EXERCISE DETAILS - Include the line containing "const xTickLabels = [-20,0,20,40,60,80,100,120];" and all lines before it, repeated exactly from the listing below, without pictures.

BEGIN

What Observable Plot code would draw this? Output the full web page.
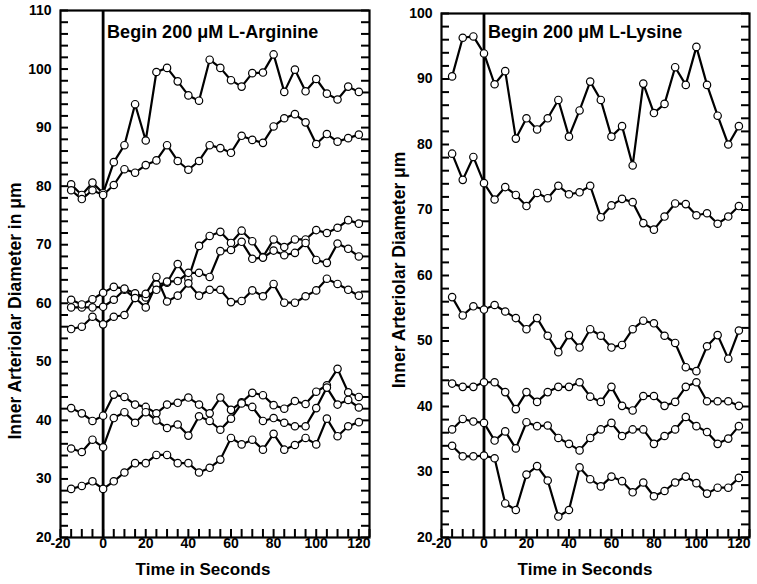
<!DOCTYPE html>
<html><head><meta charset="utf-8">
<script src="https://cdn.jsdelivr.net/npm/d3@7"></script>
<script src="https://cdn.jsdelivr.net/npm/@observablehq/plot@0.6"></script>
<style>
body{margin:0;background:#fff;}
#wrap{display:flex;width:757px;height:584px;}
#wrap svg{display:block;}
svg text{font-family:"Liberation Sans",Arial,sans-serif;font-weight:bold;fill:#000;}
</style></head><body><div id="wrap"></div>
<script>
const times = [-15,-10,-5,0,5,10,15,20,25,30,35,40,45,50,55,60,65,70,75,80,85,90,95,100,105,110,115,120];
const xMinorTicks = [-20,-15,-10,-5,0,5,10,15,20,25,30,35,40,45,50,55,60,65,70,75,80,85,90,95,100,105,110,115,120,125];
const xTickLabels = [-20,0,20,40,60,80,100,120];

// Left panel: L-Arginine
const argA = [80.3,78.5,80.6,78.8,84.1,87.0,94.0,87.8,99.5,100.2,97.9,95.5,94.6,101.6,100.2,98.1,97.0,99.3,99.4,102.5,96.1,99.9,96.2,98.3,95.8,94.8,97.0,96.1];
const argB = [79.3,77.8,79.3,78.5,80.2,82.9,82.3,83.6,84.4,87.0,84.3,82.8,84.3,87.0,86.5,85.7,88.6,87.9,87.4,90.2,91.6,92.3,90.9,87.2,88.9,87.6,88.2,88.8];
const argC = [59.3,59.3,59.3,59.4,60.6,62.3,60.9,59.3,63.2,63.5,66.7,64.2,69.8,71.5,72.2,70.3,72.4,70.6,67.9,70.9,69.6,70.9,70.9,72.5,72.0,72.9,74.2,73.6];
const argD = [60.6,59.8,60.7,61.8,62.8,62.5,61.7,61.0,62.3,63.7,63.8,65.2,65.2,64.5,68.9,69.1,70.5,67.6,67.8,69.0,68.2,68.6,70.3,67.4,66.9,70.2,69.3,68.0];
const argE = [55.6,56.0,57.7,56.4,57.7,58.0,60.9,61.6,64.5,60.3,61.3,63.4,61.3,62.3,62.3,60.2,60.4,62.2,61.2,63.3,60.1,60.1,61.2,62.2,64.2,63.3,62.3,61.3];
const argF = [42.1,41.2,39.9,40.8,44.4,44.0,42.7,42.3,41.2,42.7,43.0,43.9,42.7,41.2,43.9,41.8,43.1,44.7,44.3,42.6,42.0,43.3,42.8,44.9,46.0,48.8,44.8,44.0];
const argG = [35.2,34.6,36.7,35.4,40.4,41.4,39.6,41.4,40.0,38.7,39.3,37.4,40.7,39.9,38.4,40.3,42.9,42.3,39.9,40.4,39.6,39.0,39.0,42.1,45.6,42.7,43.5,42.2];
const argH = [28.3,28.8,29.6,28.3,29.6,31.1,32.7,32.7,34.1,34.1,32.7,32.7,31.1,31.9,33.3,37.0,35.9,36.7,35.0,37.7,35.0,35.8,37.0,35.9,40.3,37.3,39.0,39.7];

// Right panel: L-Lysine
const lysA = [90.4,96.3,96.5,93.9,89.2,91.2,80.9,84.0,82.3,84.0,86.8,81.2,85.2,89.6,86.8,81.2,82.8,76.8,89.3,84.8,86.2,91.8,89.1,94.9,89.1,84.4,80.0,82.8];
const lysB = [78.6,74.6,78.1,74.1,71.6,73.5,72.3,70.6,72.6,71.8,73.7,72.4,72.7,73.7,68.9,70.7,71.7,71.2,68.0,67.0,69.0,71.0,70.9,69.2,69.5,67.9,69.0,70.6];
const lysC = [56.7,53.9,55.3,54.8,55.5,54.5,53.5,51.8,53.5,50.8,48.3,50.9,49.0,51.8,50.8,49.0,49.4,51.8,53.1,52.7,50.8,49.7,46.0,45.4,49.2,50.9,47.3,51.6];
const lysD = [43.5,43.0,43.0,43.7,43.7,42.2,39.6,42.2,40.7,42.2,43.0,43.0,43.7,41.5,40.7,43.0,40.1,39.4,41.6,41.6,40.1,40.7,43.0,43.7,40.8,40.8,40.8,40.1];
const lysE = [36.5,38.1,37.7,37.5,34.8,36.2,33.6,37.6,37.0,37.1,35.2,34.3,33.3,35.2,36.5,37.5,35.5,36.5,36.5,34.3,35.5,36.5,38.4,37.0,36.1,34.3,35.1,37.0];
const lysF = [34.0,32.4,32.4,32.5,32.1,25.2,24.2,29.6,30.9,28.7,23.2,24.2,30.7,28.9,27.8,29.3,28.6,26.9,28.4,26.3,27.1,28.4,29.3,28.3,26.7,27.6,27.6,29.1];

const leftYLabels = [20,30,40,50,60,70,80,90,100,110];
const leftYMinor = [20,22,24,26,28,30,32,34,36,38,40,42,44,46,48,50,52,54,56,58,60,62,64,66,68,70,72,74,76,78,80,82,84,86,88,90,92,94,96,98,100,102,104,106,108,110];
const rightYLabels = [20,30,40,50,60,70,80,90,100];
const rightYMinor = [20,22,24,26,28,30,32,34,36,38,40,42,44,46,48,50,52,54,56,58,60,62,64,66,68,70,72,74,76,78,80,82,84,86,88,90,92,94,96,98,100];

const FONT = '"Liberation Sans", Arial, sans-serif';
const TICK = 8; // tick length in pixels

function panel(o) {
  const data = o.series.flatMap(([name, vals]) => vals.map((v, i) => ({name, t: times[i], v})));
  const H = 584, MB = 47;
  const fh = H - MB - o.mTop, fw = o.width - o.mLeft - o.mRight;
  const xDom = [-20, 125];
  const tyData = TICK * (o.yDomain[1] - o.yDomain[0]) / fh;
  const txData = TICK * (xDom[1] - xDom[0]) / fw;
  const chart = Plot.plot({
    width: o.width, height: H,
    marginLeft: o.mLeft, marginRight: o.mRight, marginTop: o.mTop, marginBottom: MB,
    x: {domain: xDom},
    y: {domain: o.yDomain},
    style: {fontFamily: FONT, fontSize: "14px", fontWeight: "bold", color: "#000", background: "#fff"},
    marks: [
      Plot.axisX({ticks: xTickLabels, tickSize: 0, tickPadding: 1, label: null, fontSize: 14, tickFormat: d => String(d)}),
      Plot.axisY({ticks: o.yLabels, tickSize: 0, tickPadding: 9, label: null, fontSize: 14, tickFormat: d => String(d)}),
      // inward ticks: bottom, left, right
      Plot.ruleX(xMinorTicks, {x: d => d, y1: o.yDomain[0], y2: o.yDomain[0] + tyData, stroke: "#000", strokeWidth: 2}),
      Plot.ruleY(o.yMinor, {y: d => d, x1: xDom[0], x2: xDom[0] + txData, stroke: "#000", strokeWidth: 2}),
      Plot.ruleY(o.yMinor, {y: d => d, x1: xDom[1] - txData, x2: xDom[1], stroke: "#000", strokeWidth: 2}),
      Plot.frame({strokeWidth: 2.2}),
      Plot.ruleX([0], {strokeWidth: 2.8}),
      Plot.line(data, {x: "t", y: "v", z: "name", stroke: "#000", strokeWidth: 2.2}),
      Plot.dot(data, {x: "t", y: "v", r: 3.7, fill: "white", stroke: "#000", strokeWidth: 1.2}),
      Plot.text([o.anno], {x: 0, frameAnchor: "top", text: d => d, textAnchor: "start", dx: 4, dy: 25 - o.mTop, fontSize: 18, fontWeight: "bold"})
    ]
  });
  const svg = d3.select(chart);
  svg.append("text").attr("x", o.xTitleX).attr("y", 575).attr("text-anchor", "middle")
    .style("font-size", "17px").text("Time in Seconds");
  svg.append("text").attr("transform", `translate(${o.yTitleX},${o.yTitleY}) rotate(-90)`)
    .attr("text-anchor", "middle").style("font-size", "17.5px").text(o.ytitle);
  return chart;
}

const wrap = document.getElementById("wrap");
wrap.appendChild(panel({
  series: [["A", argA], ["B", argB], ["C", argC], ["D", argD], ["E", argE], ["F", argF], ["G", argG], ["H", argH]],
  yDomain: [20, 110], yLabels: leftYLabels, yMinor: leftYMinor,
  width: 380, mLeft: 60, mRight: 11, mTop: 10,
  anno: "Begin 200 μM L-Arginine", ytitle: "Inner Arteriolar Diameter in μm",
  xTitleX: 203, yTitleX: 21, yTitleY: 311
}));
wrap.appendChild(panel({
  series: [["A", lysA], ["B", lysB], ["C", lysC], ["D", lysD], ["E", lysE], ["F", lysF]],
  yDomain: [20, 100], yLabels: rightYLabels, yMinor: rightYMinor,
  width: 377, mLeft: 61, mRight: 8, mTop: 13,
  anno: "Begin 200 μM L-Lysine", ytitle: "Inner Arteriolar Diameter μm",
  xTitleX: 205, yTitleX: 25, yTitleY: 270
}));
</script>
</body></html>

END

EXERCISE OUTPUT -
What Observable Plot code would draw this? Output the full web page.
<!DOCTYPE html>
<html><head><meta charset="utf-8">
<script src="https://cdn.jsdelivr.net/npm/d3@7"></script>
<script src="https://cdn.jsdelivr.net/npm/@observablehq/plot@0.6"></script>
<style>
body{margin:0;background:#fff;}
#wrap{display:flex;width:757px;height:584px;}
#wrap svg{display:block;}
svg text{font-family:"Liberation Sans",Arial,sans-serif;font-weight:bold;fill:#000;}
</style></head><body><div id="wrap"></div>
<script>
const times = [-15,-10,-5,0,5,10,15,20,25,30,35,40,45,50,55,60,65,70,75,80,85,90,95,100,105,110,115,120];
const xMinorTicks = [-20,-15,-10,-5,0,5,10,15,20,25,30,35,40,45,50,55,60,65,70,75,80,85,90,95,100,105,110,115,120,125];
const xTickLabels = [-20,0,20,40,60,80,100,120];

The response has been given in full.